[What you have to do]: Up to and including the line that contains "const OPENING_VALUES = [7.9, 10.3, 22.4];", write out each line of the material from its first line, exactly.

[Supplied material]:
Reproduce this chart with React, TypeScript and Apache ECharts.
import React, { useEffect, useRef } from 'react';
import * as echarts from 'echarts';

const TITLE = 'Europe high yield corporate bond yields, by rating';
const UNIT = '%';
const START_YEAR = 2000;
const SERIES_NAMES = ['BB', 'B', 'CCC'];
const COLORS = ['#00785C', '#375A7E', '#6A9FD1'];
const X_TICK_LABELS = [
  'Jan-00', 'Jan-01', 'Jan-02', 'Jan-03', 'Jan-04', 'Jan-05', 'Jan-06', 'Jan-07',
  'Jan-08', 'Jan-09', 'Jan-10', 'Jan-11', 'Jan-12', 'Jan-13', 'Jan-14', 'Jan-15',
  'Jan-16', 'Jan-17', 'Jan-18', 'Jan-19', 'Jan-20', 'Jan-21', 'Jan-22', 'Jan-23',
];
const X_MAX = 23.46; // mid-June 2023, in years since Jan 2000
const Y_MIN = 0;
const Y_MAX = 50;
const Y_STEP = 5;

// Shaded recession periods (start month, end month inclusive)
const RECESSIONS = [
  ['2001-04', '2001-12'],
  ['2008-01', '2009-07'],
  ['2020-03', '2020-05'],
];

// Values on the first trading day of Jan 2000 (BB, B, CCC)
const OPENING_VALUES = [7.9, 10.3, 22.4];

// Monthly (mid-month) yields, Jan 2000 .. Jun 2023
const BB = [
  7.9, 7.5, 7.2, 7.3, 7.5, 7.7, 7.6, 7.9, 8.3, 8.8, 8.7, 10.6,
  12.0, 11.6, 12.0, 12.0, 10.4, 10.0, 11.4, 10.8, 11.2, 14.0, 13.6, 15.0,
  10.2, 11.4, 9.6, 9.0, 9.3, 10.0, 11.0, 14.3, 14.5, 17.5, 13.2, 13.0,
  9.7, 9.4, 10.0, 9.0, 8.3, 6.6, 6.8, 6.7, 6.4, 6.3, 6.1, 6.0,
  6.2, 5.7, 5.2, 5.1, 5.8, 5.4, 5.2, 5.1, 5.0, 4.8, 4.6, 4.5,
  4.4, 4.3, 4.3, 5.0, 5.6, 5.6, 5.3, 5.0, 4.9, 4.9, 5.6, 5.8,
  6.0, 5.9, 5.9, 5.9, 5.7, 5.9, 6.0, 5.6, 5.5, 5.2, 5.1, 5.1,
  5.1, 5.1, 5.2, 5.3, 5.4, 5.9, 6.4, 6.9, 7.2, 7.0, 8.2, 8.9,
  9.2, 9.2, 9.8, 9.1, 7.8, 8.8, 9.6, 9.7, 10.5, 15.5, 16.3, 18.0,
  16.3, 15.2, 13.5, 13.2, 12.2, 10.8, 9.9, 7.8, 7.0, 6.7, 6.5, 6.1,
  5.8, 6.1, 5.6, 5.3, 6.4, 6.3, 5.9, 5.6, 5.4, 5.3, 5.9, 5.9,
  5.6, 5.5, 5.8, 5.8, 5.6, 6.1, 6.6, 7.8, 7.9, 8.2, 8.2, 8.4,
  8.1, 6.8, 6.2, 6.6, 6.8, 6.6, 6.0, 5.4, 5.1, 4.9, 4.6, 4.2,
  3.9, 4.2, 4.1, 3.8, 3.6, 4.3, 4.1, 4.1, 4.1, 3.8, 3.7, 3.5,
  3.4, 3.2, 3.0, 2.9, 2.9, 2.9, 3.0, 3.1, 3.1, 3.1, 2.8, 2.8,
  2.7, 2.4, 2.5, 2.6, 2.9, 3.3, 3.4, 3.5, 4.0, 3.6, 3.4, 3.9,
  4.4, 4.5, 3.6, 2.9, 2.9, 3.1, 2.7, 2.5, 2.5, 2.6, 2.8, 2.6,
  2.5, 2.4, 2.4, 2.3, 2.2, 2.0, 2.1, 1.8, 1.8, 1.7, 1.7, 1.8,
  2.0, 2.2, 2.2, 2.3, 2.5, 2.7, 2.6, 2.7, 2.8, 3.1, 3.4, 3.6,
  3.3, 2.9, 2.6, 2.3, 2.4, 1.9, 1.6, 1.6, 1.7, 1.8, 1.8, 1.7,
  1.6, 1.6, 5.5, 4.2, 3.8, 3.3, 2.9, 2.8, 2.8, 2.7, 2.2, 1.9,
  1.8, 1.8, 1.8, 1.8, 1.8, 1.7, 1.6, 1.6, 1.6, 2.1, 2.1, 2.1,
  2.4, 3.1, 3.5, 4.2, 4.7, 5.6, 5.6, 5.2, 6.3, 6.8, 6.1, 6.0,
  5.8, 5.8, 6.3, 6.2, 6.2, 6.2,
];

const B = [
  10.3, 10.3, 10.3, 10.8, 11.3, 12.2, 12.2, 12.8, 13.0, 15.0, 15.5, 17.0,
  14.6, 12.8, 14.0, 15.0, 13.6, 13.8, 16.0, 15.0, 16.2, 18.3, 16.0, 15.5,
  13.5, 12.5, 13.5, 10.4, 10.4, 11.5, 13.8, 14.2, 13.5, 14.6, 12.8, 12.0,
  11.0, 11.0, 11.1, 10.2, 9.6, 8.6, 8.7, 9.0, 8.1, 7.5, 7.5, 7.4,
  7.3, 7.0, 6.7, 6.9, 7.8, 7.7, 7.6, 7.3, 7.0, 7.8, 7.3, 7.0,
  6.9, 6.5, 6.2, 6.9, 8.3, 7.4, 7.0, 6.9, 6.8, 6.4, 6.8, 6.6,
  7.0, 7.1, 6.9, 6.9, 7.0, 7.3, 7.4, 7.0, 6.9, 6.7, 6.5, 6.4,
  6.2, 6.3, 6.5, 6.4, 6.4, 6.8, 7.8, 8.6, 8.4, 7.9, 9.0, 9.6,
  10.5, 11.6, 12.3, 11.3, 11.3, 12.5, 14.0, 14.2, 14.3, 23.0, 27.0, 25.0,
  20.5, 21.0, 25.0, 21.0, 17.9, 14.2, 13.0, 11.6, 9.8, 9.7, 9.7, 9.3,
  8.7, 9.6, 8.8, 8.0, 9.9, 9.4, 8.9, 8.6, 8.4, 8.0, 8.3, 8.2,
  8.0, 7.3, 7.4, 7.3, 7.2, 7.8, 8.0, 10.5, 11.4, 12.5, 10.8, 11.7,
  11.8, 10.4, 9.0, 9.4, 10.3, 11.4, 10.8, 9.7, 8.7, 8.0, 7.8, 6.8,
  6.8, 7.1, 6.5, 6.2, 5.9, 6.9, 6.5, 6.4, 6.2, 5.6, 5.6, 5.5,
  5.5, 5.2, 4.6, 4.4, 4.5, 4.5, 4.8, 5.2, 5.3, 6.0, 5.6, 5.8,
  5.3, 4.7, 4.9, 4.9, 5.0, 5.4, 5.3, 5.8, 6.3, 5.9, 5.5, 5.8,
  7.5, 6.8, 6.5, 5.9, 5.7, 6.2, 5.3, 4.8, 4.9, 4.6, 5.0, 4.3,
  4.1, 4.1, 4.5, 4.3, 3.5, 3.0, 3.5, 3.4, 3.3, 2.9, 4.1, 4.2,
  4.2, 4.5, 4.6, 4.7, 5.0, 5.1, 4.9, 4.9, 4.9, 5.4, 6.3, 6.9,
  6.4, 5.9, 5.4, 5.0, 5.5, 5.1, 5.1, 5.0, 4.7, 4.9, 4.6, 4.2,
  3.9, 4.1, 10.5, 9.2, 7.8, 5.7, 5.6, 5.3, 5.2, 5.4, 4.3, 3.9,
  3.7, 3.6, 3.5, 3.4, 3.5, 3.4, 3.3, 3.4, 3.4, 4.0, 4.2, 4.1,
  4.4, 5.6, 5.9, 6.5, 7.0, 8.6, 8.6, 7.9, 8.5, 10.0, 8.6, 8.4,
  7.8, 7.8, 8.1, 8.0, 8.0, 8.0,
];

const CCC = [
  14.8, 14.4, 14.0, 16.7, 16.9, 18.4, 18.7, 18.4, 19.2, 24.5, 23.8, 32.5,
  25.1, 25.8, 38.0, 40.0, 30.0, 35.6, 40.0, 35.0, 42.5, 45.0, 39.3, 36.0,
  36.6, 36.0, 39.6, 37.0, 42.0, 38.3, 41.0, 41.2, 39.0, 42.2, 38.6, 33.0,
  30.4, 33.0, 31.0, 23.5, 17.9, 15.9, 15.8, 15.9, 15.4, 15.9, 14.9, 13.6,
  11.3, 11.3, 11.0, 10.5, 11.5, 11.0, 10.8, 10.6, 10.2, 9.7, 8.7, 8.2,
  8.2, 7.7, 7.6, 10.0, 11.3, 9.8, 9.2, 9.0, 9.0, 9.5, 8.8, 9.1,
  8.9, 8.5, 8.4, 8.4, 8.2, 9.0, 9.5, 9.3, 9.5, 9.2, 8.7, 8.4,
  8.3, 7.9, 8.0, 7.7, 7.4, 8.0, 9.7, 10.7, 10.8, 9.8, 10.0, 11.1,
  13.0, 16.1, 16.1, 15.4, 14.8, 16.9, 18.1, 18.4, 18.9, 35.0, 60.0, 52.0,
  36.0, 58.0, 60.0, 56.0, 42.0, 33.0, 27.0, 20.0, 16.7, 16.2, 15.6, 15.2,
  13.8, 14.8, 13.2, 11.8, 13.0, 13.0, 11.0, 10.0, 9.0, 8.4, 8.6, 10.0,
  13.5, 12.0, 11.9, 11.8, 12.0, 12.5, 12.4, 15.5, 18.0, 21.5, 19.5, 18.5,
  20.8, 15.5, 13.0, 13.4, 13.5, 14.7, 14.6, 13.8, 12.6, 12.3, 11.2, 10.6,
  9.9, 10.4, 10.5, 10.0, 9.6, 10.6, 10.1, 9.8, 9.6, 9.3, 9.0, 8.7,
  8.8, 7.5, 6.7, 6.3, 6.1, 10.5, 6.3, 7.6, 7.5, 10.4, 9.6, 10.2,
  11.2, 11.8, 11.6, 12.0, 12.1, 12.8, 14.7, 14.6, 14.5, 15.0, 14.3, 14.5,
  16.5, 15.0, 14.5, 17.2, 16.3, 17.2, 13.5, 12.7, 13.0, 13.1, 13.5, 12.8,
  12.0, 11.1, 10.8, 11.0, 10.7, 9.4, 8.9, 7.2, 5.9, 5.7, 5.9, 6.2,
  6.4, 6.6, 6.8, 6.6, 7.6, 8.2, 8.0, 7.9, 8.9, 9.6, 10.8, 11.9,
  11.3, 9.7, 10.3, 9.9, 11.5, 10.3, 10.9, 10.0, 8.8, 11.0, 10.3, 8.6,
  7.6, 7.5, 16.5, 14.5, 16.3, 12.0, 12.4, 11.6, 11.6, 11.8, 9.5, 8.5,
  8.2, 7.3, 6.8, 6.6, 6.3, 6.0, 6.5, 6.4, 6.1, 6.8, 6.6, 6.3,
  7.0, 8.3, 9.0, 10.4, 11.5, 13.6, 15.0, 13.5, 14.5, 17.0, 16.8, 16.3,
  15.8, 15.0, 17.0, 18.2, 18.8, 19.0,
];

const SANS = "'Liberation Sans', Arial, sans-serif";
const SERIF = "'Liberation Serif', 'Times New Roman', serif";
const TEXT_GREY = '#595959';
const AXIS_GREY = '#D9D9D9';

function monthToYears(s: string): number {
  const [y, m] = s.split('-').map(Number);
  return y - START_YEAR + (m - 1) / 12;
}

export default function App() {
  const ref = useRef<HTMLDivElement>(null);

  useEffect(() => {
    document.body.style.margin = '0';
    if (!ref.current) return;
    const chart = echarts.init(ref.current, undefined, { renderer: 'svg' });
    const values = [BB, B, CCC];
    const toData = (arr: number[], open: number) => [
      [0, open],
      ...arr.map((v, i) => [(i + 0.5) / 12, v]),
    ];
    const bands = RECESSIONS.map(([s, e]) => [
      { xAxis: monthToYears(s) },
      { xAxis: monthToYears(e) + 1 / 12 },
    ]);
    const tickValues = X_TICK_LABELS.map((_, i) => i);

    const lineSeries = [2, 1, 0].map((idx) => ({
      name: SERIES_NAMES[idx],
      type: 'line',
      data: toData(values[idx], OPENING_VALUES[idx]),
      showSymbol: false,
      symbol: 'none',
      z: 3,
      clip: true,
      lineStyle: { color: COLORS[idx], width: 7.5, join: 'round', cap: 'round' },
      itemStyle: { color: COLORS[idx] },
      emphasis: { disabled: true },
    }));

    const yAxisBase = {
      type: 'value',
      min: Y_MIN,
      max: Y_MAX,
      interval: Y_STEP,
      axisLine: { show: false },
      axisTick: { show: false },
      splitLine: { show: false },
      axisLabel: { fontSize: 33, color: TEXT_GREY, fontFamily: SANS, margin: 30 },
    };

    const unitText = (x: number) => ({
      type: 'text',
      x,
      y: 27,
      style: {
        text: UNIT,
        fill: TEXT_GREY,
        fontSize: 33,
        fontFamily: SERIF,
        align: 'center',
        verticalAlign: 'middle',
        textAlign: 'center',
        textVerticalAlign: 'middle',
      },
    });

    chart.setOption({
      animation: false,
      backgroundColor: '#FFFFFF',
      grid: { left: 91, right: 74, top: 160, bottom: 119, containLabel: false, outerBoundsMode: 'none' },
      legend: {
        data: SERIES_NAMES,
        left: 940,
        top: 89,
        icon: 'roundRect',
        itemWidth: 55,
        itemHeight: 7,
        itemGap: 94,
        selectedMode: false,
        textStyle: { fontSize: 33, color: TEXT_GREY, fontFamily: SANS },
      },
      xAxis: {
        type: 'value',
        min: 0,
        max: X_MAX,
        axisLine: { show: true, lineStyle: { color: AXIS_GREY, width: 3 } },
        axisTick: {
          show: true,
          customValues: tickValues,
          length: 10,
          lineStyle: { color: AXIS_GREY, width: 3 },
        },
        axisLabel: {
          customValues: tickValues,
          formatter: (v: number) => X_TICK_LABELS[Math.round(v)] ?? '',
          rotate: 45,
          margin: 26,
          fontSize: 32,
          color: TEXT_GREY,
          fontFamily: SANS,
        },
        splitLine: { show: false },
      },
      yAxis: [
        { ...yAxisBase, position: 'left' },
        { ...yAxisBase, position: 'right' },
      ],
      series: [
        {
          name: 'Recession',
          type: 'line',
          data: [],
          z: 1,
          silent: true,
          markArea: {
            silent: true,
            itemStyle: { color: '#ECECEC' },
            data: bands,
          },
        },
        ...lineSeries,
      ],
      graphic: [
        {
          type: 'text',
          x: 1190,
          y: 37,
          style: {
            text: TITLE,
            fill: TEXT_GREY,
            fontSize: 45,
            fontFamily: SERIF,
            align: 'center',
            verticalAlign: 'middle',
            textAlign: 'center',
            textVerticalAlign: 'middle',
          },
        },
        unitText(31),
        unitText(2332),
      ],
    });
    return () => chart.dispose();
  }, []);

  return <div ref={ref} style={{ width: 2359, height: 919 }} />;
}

[Answer to this exercise]:
Reproduce this chart with React, TypeScript and Apache ECharts.
import React, { useEffect, useRef } from 'react';
import * as echarts from 'echarts';

const TITLE = 'Europe high yield corporate bond yields, by rating';
const UNIT = '%';
const START_YEAR = 2000;
const SERIES_NAMES = ['BB', 'B', 'CCC'];
const COLORS = ['#00785C', '#375A7E', '#6A9FD1'];
const X_TICK_LABELS = [
  'Jan-00', 'Jan-01', 'Jan-02', 'Jan-03', 'Jan-04', 'Jan-05', 'Jan-06', 'Jan-07',
  'Jan-08', 'Jan-09', 'Jan-10', 'Jan-11', 'Jan-12', 'Jan-13', 'Jan-14', 'Jan-15',
  'Jan-16', 'Jan-17', 'Jan-18', 'Jan-19', 'Jan-20', 'Jan-21', 'Jan-22', 'Jan-23',
];
const X_MAX = 23.46; // mid-June 2023, in years since Jan 2000
const Y_MIN = 0;
const Y_MAX = 50;
const Y_STEP = 5;

// Shaded recession periods (start month, end month inclusive)
const RECESSIONS = [
  ['2001-04', '2001-12'],
  ['2008-01', '2009-07'],
  ['2020-03', '2020-05'],
];

// Values on the first trading day of Jan 2000 (BB, B, CCC)
const OPENING_VALUES = [7.9, 10.3, 22.4];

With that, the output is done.